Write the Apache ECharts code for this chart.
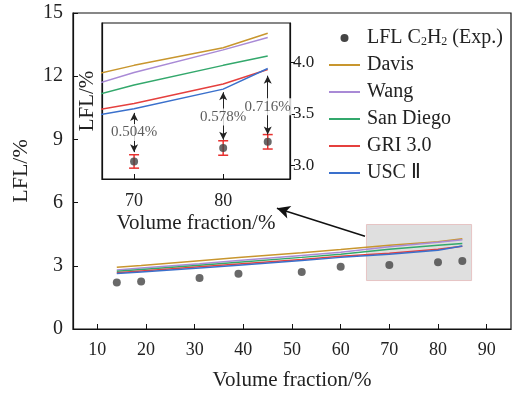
<!DOCTYPE html>
<html>
<head>
<meta charset="utf-8">
<script src="https://cdn.jsdelivr.net/npm/echarts@6/dist/echarts.min.js"></script>
<style>
  html, body { margin: 0; padding: 0; background: #fff; }
  #chart { width: 515px; height: 396px; }
</style>
</head>
<body>
<div id="chart"></div>
<script>
  // volume fraction of C2H2 (%)
  const volFraction = [14, 19, 31, 39, 52, 60, 70, 80, 85]
  const expLFL = [2.21, 2.25, 2.42, 2.62, 2.70, 2.95, 3.04, 3.17, 3.23]
  const davis = [2.93, 3.02, 3.24, 3.39, 3.62, 3.77, 3.97, 4.14, 4.28]
  const wang = [2.80, 2.89, 3.10, 3.25, 3.49, 3.64, 3.90, 4.12, 4.24]
  const sanDiego = [2.74, 2.83, 3.03, 3.17, 3.40, 3.55, 3.78, 3.97, 4.06]
  const gri = [2.67, 2.75, 2.95, 3.08, 3.30, 3.45, 3.60, 3.79, 3.93]
  const usc = [2.63, 2.71, 2.90, 3.03, 3.25, 3.40, 3.55, 3.74, 3.94]

  // zoomed part
  const insetX = [70, 80, 85]
  const insetErr = [0.065, 0.07, 0.07]
  const gapText = ['0.504%', '0.578%', '0.716%']
  const gapTextY = [3.32, 3.47, 3.57]
  const arrowTop = [3.51, 3.71, 3.87]
  const arrowBottom = [3.13, 3.25, 3.30]

  const mainXTicks = [10, 20, 30, 40, 50, 60, 70, 80, 90]
  const insetXTicks = [70, 80]
  const insetYTicks = [3.0, 3.5, 4.0]

  const modelNames = ['Davis', 'Wang', 'San Diego', 'GRI 3.0', 'USC Ⅱ']
  const modelData = [davis, wang, sanDiego, gri, usc]
  const modelColors = ['#c8962e', '#a98ad6', '#33a86c', '#e5403e', '#3a70cc']
  const expName = 'LFL C2H2 (Exp.)'

  const font = 'Liberation Serif'
  const txt = (size, extra) => Object.assign({fontFamily: font, fontSize: size, color: '#222'}, extra || {})
  const pair = (xs, ys) => xs.map((x, i) => [x, ys[i]])
  const insetExp = insetX.map(x => expLFL[volFraction.indexOf(x)])

  function lineSeries(axis, width) {
    return modelNames.map((name, i) => ({
      name: name,
      type: 'line',
      xAxisIndex: axis,
      yAxisIndex: axis,
      symbol: 'none',
      clip: true,
      z: 3,
      lineStyle: {color: modelColors[i], width: width},
      itemStyle: {color: modelColors[i]},
      data: pair(volFraction, modelData[i])
    }))
  }

  function renderErr(params, api) {
    const x = api.value(0)
    const lo = api.coord([x, api.value(1)])
    const hi = api.coord([x, api.value(2)])
    const w = 5
    const style = {stroke: '#e8312f', lineWidth: 1.5}
    return {
      type: 'group',
      children: [
        {type: 'line', shape: {x1: lo[0], y1: lo[1], x2: hi[0], y2: hi[1]}, style: style},
        {type: 'line', shape: {x1: lo[0] - w, y1: lo[1], x2: lo[0] + w, y2: lo[1]}, style: style},
        {type: 'line', shape: {x1: hi[0] - w, y1: hi[1], x2: hi[0] + w, y2: hi[1]}, style: style}
      ]
    }
  }

  const chart = echarts.init(document.getElementById('chart'))
  const option = {
    animation: false,
    backgroundColor: '#fff',
    textStyle: {fontFamily: font, color: '#222'},
    grid: [
      {left: 73, top: 13, right: 4, bottom: 66, show: true, borderColor: '#111', borderWidth: 1.2, backgroundColor: '#fff'},
      {left: 102, top: 23, width: 188, height: 156, show: true, borderColor: '#111', borderWidth: 1.2, backgroundColor: '#fff'}
    ],
    legend: {
      orient: 'vertical',
      left: 328,
      top: 27,
      padding: 0,
      itemWidth: 31,
      itemHeight: 8,
      itemGap: 7,
      itemStyle: {opacity: 0},
      data: [{name: expName, icon: 'circle', itemStyle: {opacity: 1, color: '#444'}}]
        .concat(modelNames.map(n => ({name: n}))),
      formatter: name => name === expName ? 'LFL C{sub|2}H{sub|2} (Exp.)' : name,
      textStyle: txt(20, {
        lineHeight: 20,
        padding: [0, 0, 0, 2],
        rich: {sub: txt(12, {lineHeight: 20, verticalAlign: 'bottom', padding: [9, 0, 0, 0]})}
      })
    },
    xAxis: [
      {
        gridIndex: 0, type: 'value', min: 5, max: 95,
        name: 'Volume fraction/%', nameLocation: 'middle', nameGap: 41,
        nameTextStyle: txt(21),
        axisLine: {lineStyle: {color: '#111', width: 1.2}},
        axisTick: {inside: true, length: 5, customValues: mainXTicks, lineStyle: {color: '#111'}},
        axisLabel: txt(18, {margin: 12, customValues: mainXTicks}),
        splitLine: {show: false}
      },
      {
        gridIndex: 1, type: 'value', min: 66.4, max: 87.5,
        name: 'Volume fraction/%', nameLocation: 'middle', nameGap: 34,
        nameTextStyle: txt(21),
        axisLine: {lineStyle: {color: '#111', width: 1.2}},
        axisTick: {inside: true, length: 5, customValues: insetXTicks, lineStyle: {color: '#111'}},
        axisLabel: txt(18, {margin: 13, customValues: insetXTicks}),
        splitLine: {show: false}
      }
    ],
    yAxis: [
      {
        gridIndex: 0, type: 'value', min: 0, max: 15, interval: 3,
        name: 'LFL/%', nameLocation: 'middle', nameGap: 40,
        nameTextStyle: txt(22),
        axisLine: {show: true, lineStyle: {color: '#111', width: 1.2}},
        axisTick: {inside: true, length: 5, lineStyle: {color: '#111'}},
        axisLabel: txt(20, {margin: 10}),
        splitLine: {show: false}
      },
      {
        gridIndex: 1, type: 'value', min: 2.87, max: 4.38, position: 'right',
        axisLine: {show: true, lineStyle: {color: '#111', width: 1.2}},
        axisTick: {length: 5, customValues: insetYTicks, lineStyle: {color: '#111'}},
        axisLabel: txt(17, {margin: 3, customValues: insetYTicks, formatter: v => v.toFixed(1)}),
        splitLine: {show: false}
      },
      {
        gridIndex: 1, type: 'value', min: 2.87, max: 4.38, position: 'left',
        name: 'LFL/%', nameLocation: 'middle', nameGap: 4,
        nameTextStyle: txt(21),
        axisLine: {show: true, lineStyle: {color: '#111', width: 1.2}},
        axisTick: {show: false},
        axisLabel: {show: false},
        splitLine: {show: false}
      }
    ],
    series: [
      ...lineSeries(0, 1.5),
      {
        name: expName,
        type: 'scatter',
        xAxisIndex: 0,
        yAxisIndex: 0,
        symbolSize: 8,
        z: 4,
        itemStyle: {color: '#444'},
        data: pair(volFraction, expLFL),
        markArea: {
          silent: true,
          itemStyle: {color: '#dfdfdf', borderColor: '#e6c4c4', borderWidth: 1},
          data: [[{coord: [65.3, 2.3]}, {coord: [86.9, 4.96]}]]
        },
        markLine: {
          silent: true,
          symbol: ['none', 'arrow'],
          symbolSize: [10, 13],
          label: {show: false},
          lineStyle: {color: '#111', width: 1.5, type: 'solid'},
          data: [[{coord: [65.0, 4.40]}, {coord: [46.9, 5.73]}]]
        }
      },
      ...lineSeries(1, 1.5),
      {
        name: 'err',
        type: 'custom',
        xAxisIndex: 1,
        yAxisIndex: 1,
        z: 4,
        renderItem: renderErr,
        encode: {x: 0, y: [1, 2]},
        data: insetX.map((x, i) => [x, insetExp[i] - insetErr[i], insetExp[i] + insetErr[i]]),
        markLine: {
          silent: true,
          symbol: ['arrow', 'arrow'],
          symbolSize: [6, 8],
          label: {show: false},
          lineStyle: {color: '#222', width: 1, type: 'solid'},
          data: insetX.map((x, i) => [{coord: [x, arrowTop[i]]}, {coord: [x, arrowBottom[i]]}])
        }
      },
      {
        name: expName,
        type: 'scatter',
        xAxisIndex: 1,
        yAxisIndex: 1,
        symbolSize: 8,
        z: 5,
        itemStyle: {color: '#444'},
        data: pair(insetX, insetExp)
      },
      {
        name: 'gap',
        type: 'scatter',
        xAxisIndex: 1,
        yAxisIndex: 1,
        symbolSize: 0,
        z: 6,
        label: txt(15, {
          show: true,
          position: 'inside',
          color: '#333',
          backgroundColor: '#fff',
          padding: [1, 1],
          formatter: p => p.data[2]
        }),
        data: insetX.map((x, i) => [x, gapTextY[i], gapText[i]])
      }
    ]
  }
  chart.setOption(option)
</script>
</body>
</html>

## [Job]
Your task is to restate word for word the lines from the top of the data to the line containing "3.55, 3.74, 3.94]", both ends included, with every picture left out.

## [Exercise solution]
Write the Apache ECharts code for this chart.
<!DOCTYPE html>
<html>
<head>
<meta charset="utf-8">
<script src="https://cdn.jsdelivr.net/npm/echarts@6/dist/echarts.min.js"></script>
<style>
  html, body { margin: 0; padding: 0; background: #fff; }
  #chart { width: 515px; height: 396px; }
</style>
</head>
<body>
<div id="chart"></div>
<script>
  // volume fraction of C2H2 (%)
  const volFraction = [14, 19, 31, 39, 52, 60, 70, 80, 85]
  const expLFL = [2.21, 2.25, 2.42, 2.62, 2.70, 2.95, 3.04, 3.17, 3.23]
  const davis = [2.93, 3.02, 3.24, 3.39, 3.62, 3.77, 3.97, 4.14, 4.28]
  const wang = [2.80, 2.89, 3.10, 3.25, 3.49, 3.64, 3.90, 4.12, 4.24]
  const sanDiego = [2.74, 2.83, 3.03, 3.17, 3.40, 3.55, 3.78, 3.97, 4.06]
  const gri = [2.67, 2.75, 2.95, 3.08, 3.30, 3.45, 3.60, 3.79, 3.93]
  const usc = [2.63, 2.71, 2.90, 3.03, 3.25, 3.40, 3.55, 3.74, 3.94]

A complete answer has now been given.